UPPER RHENISH MASTER (ACTIVE AROUND 1410/20)
Little Garden of Paradise
Oil (and termpera?) on oak
Inv. No. HM 54 (On permanent loan since 1922 from the Historisches Museum Frankfurt a. M.)
26.3 × 33.4 cm
In the Städel’s most famous painting of the Old German school, the courtly charm of the Late Gothic “Soft Style” is combined with realistic observation of nature: Twenty-four plants and twelve species of birds can be identified. Hoopoe and golden oriole, tomtit and spotted woodpecker cavort among peonies and columbine, strawberries and lilies of the valley. The trees of life and knowledge border the enclosed garden in which the elements of cosmic symbolism are united, down to the devil in the form of a monkey and the slain dragon of evil. The Virgin Mary has seated herself on a grassy bench. Atypically, she has time to read, since one of the saints who surround her is making music with the Christ Child.

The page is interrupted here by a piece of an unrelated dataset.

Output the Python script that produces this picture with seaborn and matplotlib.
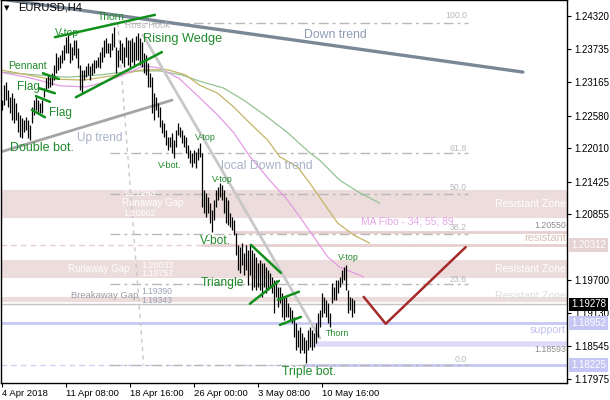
import matplotlib
matplotlib.use("Agg")
import matplotlib.pyplot as plt
import matplotlib.transforms as mtransforms
import seaborn as sns

# EURUSD H4 bar highs / lows (one bar per 4 hours)
high = [1.2285, 1.2311, 1.2317, 1.2303, 1.2290, 1.2297, 1.2289, 1.2280, 1.2264, 1.2259,
        1.2254, 1.2250, 1.2255, 1.2250, 1.2242, 1.2273, 1.2285, 1.2290, 1.2285, 1.2280,
        1.2285, 1.2306, 1.2324, 1.2329, 1.2325, 1.2332, 1.2346, 1.2367, 1.2360, 1.2364,
        1.2373, 1.2381, 1.2395, 1.2399, 1.2385, 1.2378, 1.2390, 1.2390, 1.2376, 1.2346,
        1.2338, 1.2338, 1.2345, 1.2350, 1.2345, 1.2350, 1.2355, 1.2355, 1.2360, 1.2369,
        1.2378, 1.2390, 1.2394, 1.2385, 1.2385, 1.2402, 1.2413, 1.2378, 1.2373, 1.2390,
        1.2385, 1.2378, 1.2395, 1.2390, 1.2390, 1.2394, 1.2387, 1.2397, 1.2402, 1.2394,
        1.2387, 1.2367, 1.2364, 1.2350, 1.2332, 1.2325, 1.2297, 1.2290, 1.2280, 1.2273,
        1.2250, 1.2245, 1.2233, 1.2221, 1.2221, 1.2228, 1.2215, 1.2233, 1.2245, 1.2238,
        1.2233, 1.2224, 1.2221, 1.2207, 1.2198, 1.2193, 1.2198, 1.2194, 1.2201, 1.2210,
        1.2193, 1.2128, 1.2123, 1.2116, 1.2105, 1.2093, 1.2110, 1.2128, 1.2133, 1.2140,
        1.2137, 1.2128, 1.2116, 1.2110, 1.2088, 1.2081, 1.2075, 1.2053, 1.2032, 1.2028,
        1.2035, 1.2018, 1.2032, 1.2023, 1.2032, 1.2023, 1.2018, 1.2011, 1.2000, 1.2005,
        1.2000, 1.2000, 1.1993, 1.1988, 1.1983, 1.1976, 1.1971, 1.1971, 1.1958, 1.1958,
        1.1948, 1.1941, 1.1941, 1.1930, 1.1923, 1.1918, 1.1906, 1.1895, 1.1883, 1.1888,
        1.1878, 1.1871, 1.1866, 1.1883, 1.1888, 1.1883, 1.1878, 1.1895, 1.1913, 1.1918,
        1.1948, 1.1941, 1.1936, 1.1930, 1.1913, 1.1965, 1.1958, 1.1971, 1.1971, 1.1976,
        1.1988, 1.1993, 1.1997, 1.1953, 1.1941, 1.1939, 1.1936]
low = [1.2268, 1.2276, 1.2285, 1.2273, 1.2262, 1.2250, 1.2245, 1.2250, 1.2229, 1.2221,
       1.2219, 1.2229, 1.2233, 1.2219, 1.2215, 1.2245, 1.2259, 1.2268, 1.2262, 1.2262,
       1.2262, 1.2290, 1.2303, 1.2306, 1.2308, 1.2311, 1.2320, 1.2332, 1.2338, 1.2341,
       1.2350, 1.2355, 1.2367, 1.2367, 1.2350, 1.2355, 1.2364, 1.2359, 1.2341, 1.2303,
       1.2297, 1.2320, 1.2325, 1.2329, 1.2320, 1.2329, 1.2332, 1.2341, 1.2343, 1.2341,
       1.2352, 1.2360, 1.2367, 1.2367, 1.2360, 1.2373, 1.2378, 1.2332, 1.2343, 1.2355,
       1.2350, 1.2343, 1.2360, 1.2346, 1.2341, 1.2352, 1.2346, 1.2355, 1.2355, 1.2346,
       1.2343, 1.2332, 1.2329, 1.2308, 1.2308, 1.2262, 1.2250, 1.2268, 1.2255, 1.2238,
       1.2228, 1.2221, 1.2207, 1.2198, 1.2203, 1.2193, 1.2184, 1.2203, 1.2224, 1.2221,
       1.2210, 1.2203, 1.2193, 1.2184, 1.2175, 1.2168, 1.2175, 1.2166, 1.2180, 1.2186,
       1.2098, 1.2088, 1.2081, 1.2088, 1.2070, 1.2054, 1.2075, 1.2098, 1.2110, 1.2116,
       1.2110, 1.2088, 1.2070, 1.2067, 1.2063, 1.2058, 1.2049, 1.2014, 1.1988, 1.1983,
       1.1997, 1.1979, 1.1988, 1.1962, 1.1979, 1.1953, 1.1958, 1.1953, 1.1958, 1.1953,
       1.1941, 1.1958, 1.1948, 1.1953, 1.1958, 1.1948, 1.1913, 1.1941, 1.1923, 1.1930,
       1.1906, 1.1901, 1.1906, 1.1906, 1.1901, 1.1895, 1.1871, 1.1848, 1.1853, 1.1843,
       1.1848, 1.1843, 1.1825, 1.1848, 1.1853, 1.1848, 1.1853, 1.1860, 1.1871, 1.1888,
       1.1906, 1.1913, 1.1906, 1.1895, 1.1888, 1.1930, 1.1936, 1.1936, 1.1948, 1.1958,
       1.1965, 1.1971, 1.1953, 1.1913, 1.1918, 1.1906, 1.1913]
bars = list(range(len(high)))

# moving averages 34 / 55 / 89, sampled along the lines
ma34_bar = [-1, 14, 29, 42, 52, 62, 71, 79, 89, 99, 108, 116, 124, 134, 143, 149, 156, 163, 169, 181]
ma34 = [1.2334, 1.2324, 1.2310, 1.2308, 1.2317, 1.2331, 1.2345, 1.2341, 1.2322, 1.2289,
        1.2259, 1.2228, 1.2187, 1.2145, 1.2110, 1.2081, 1.2046, 1.2011, 1.1993, 1.1976]
ma55_bar = [-1, 24, 41, 58, 71, 83, 92, 99, 108, 116, 124, 133, 139, 148, 154, 161, 168, 176, 184]
ma55 = [1.2338, 1.2322, 1.2320, 1.2329, 1.2338, 1.2338, 1.2329, 1.2311, 1.2297, 1.2273,
        1.2245, 1.2215, 1.2186, 1.2168, 1.2140, 1.2105, 1.2070, 1.2049, 1.2035]
ma89_bar = [-1, 33, 49, 66, 79, 90, 99, 111, 121, 133, 143, 154, 159, 169, 179, 189]
ma89 = [1.2334, 1.2325, 1.2329, 1.2336, 1.2336, 1.2329, 1.2318, 1.2306, 1.2285, 1.2255,
        1.2228, 1.2193, 1.2180, 1.2145, 1.2123, 1.2105]

# trend lines: (bar0, bar1), (price0, price1)
down_trend = ([-1, 260.6], [1.2462, 1.2334])
up_trend = ([-0.9, 85.2], [1.2194, 1.2285])
local_down = ([70.6, 159.1], [1.2399, 1.1869])
fibo_diag = ([58, 71], [1.2420, 1.18225])
pattern_lines = [([26.6, 76.6], [1.2395, 1.2434]),
                 ([37.1, 80.1], [1.2290, 1.2369]),
                 ([20.6, 28.6], [1.2332, 1.2322]),
                 ([18.6, 26.6], [1.2306, 1.2297]),
                 ([17.1, 24.1], [1.2292, 1.2282]),
                 ([15.1, 21.6], [1.2268, 1.2255]),
                 ([124.6, 139.6], [1.2032, 1.1983]),
                 ([124.1, 138.6], [1.1929, 1.1969]),
                 ([138.1, 148.6], [1.1936, 1.1950]),
                 ([139.1, 149.6], [1.1892, 1.1906])]
forecast_bar = [181, 192, 232]
forecast = [1.1941, 1.1894, 1.2028]

# fibonacci retracement
fib_hi, fib_lo = 1.2420, 1.18225
fib_levels = [100.0, 61.8, 50.0, 38.2, 23.6, 0.0]
fib_bars = (54, 233)

# gap / resistance zones (top, bottom)
zones = [(1.21263, 1.20802), (1.20033, 1.19757), (1.19390, 1.19343)]

yticks = [1.24320, 1.23735, 1.23165, 1.22580, 1.22010, 1.21425, 1.20855,
          1.19700, 1.19130, 1.18545, 1.17975]
xtick_bars = [0, 32, 64, 96, 128, 160]
xtick_labels = ["4 Apr 2018", "11 Apr 08:00", "18 Apr 16:00", "26 Apr 00:00",
                "3 May 08:00", "10 May 16:00"]
price_marks = [1.20312, 1.19278, 1.18952, 1.18225]
mark_colors = ['#e6d2d2', 'black', '#c6c6f4', '#c6c6f4']

PINK = '#ecdcdb'
LAV = '#c8c8f6'
G = '#1f8a2a'

sns.set_theme(style="white")
plt.rcParams['font.family'] = ['Liberation Sans', 'DejaVu Sans']

fig = plt.figure(figsize=(6.1, 4.0), dpi=100)
ax = fig.add_axes([1 / 610, 17 / 400, 566 / 610, 383 / 400])
ax.set_xlim(-0.35, 282.65)
ax.set_ylim(1.17905, 1.2460)

# zones and horizontal levels
for top, bot in zones:
    ax.axhspan(bot, top, color=PINK, lw=1.5, zorder=0)
ax.plot([116, 283], [1.20550, 1.20550], color='#e6d0d0', lw=2, zorder=0.5)
ax.axhline(1.20312, color='#e6cccc', lw=1, ls=(0, (4, 3)), zorder=0.5)
ax.plot([100, 283], [1.20312, 1.20312], color='#e6d0d0', lw=2, zorder=0.5)
ax.axhline(1.19278, color='#c4c4c4', lw=1, zorder=0.5)
ax.axhline(1.18952, color=LAV, lw=2, zorder=0.5)
ax.plot([158, 283], [1.18593, 1.18593], color='#dcdcfa', lw=4, zorder=0.5)
ax.axhline(1.18225, color='#d0d0f4', lw=1, ls=(0, (4, 3)), zorder=0.5)
ax.plot([151, 283], [1.18225, 1.18225], color=LAV, lw=2, zorder=0.5)

# fibo
for lev in fib_levels:
    p = fib_lo + (fib_hi - fib_lo) * lev / 100
    ax.plot(fib_bars, [p, p], color='#b8b8b8', lw=1, ls=(0, (7, 3, 2, 3)), zorder=0.6)
ax.plot(*fibo_diag, color='#c8c8c8', lw=1, ls=(0, (3, 3)), zorder=0.6)

# moving averages
sns.lineplot(x=ma89_bar, y=ma89, ax=ax, color='#94c494', lw=0.9, sort=False, zorder=1)
sns.lineplot(x=ma55_bar, y=ma55, ax=ax, color='#c4b466', lw=0.9, sort=False, zorder=1)
sns.lineplot(x=ma34_bar, y=ma34, ax=ax, color='#e49ae4', lw=0.9, sort=False, zorder=1)

# trend lines
ax.plot(*down_trend, color='#7a8796', lw=2.4, zorder=2)
ax.plot(*up_trend, color='#a4a4a4', lw=2, zorder=2)
ax.plot(*local_down, color='#c8c8c8', lw=2, zorder=2)

# price bars
ax.vlines(bars, low, high, color='black', lw=0.9, zorder=3)

for xs, ys in pattern_lines:
    ax.plot(xs, ys, color='#10901a', lw=1.8, zorder=4)
ax.plot(forecast_bar, forecast, color='#a52a2a', lw=1.8, zorder=4)


def px(x, y):
    return (x - 1) / 566, (383 - y) / 383


texts = [
    ("Thorn", 98, 17, 7.5, G, 'left'),
    ("Ross Hook", 125, 26, 6.6, '#b8b8b8', 'left'),
    ("V-top", 55, 33, 7.5, G, 'left'),
    ("Rising Wedge", 143, 39, 9.2, G, 'left'),
    ("Pennant", 8, 66, 7.5, G, 'left'),
    ("Flag", 17, 87, 8.5, G, 'left'),
    ("Flag", 49, 113, 8.5, G, 'left'),
    ("Double bot.", 10, 148, 9, G, 'left'),
    ("Up trend", 77, 138, 8.6, '#a8b2c8', 'left'),
    ("Down trend", 304, 35, 8.8, '#8c9cb4', 'left'),
    ("local Down trend", 221, 166, 8.8, '#a8b2c8', 'left'),
    ("V-bot.", 158, 165, 6.5, G, 'left'),
    ("V-top", 195, 137, 6.4, G, 'left'),
    ("V-top", 212, 180, 6.4, G, 'left'),
    ("V-bot.", 200, 241, 8.6, G, 'left'),
    ("Triangle", 201, 283, 8.7, G, 'left'),
    ("V-top", 338, 257, 6.4, G, 'left'),
    ("Thorn", 326, 333, 6.4, G, 'left'),
    ("Triple bot.", 282, 372, 8.8, G, 'left'),
    ("MA Fibo - 34; 55; 89", 361, 221, 7.4, '#e8a6e8', 'left'),
    ("Resistant Zone", 566, 204, 7.6, 'white', 'right'),
    ("Resistant Zone", 566, 269, 7.6, 'white', 'right'),
    ("Resistant Zone", 566, 296, 7.6, '#dedede', 'right'),
    ("resistant", 566, 238, 7.9, '#d8c0b0', 'right'),
    ("1.20550", 566, 225, 6.3, '#8c8c8c', 'right'),
    ("support", 566, 330, 7.7, '#c0c0f0', 'right'),
    ("1.18593", 566, 349, 6.3, '#8c8c8c', 'right'),
    ("1.21263", 123, 193, 6.4, 'white', 'left'),
    ("Runaway Gap", 122, 203, 7, 'white', 'left'),
    ("1.20802", 123, 213, 6.4, 'white', 'left'),
    ("Runaway Gap", 130, 269, 7, 'white', 'right'),
    ("1.20033", 141, 265, 6.4, 'white', 'left'),
    ("1.19757", 141, 274, 6.4, 'white', 'left'),
    ("Breakaway Gap", 138, 295, 6.8, '#9a9aa4', 'right'),
    ("1.19390", 141, 292, 6.2, '#9aa2b6', 'left'),
    ("1.19343", 141, 300.5, 6.2, '#9aa2b6', 'left'),
    ("EURUSD,H4", 18, 8, 8, 'black', 'left'),
]
for s, x, y, size, col, ha in texts:
    ax.text(*px(x, y), s, transform=ax.transAxes, fontsize=size, color=col,
            ha=ha, va='center', zorder=6)
for lev, y in zip(fib_levels, [16, 148, 188, 228, 279, 359]):
    ax.text(*px(467, y), f"{lev:.1f}", transform=ax.transAxes, fontsize=6.3,
            color='#b8b8b8', ha='right', va='center', zorder=6)
ax.text(*px(7, 8), "\u25bc", transform=ax.transAxes, fontsize=5, color='black',
        ha='center', va='center', family='DejaVu Sans', zorder=6)

# axes
ax.yaxis.tick_right()
ax.set_yticks(yticks)
ax.set_yticklabels([f"{v:.5f}" for v in yticks])
ax.set_xticks(xtick_bars)
ax.set_xticklabels(xtick_labels)
for lab in ax.get_xticklabels():
    lab.set_ha('left')
ax.tick_params(axis='y', which='both', right=True, length=3, width=0.8, pad=2,
               labelsize=7, colors='black')
ax.tick_params(axis='x', which='both', bottom=True, length=3, width=0.8, pad=1.5,
               labelsize=6.8, colors='black')
ax.grid(False)
for sp in ax.spines.values():
    sp.set_color('black')
    sp.set_linewidth(1)

trans = mtransforms.blended_transform_factory(ax.transAxes, ax.transData)
for p, bg in zip(price_marks, mark_colors):
    ax.text(1 + 4 / 566, p, f"{p:.5f}", transform=trans, fontsize=7, color='white',
            ha='left', va='center', clip_on=False, zorder=7,
            bbox=dict(boxstyle='square,pad=0.2', fc=bg, ec='none'))

fig.savefig("out.png", dpi=100)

To the right, a choir of saints raise their voices in song. Whereas the male figures are identifiable with the aid of attributes such as St. George’s dragon, the women remain anonymous. Apparently, the artist consciously combined the secular themes of the garden of love and courtly companies with the sacred, symbolic iconography of Paradise – surely in accordance with the wishes of the patrons, possibly nuns of an Alsatian or Upper Rhenish convent.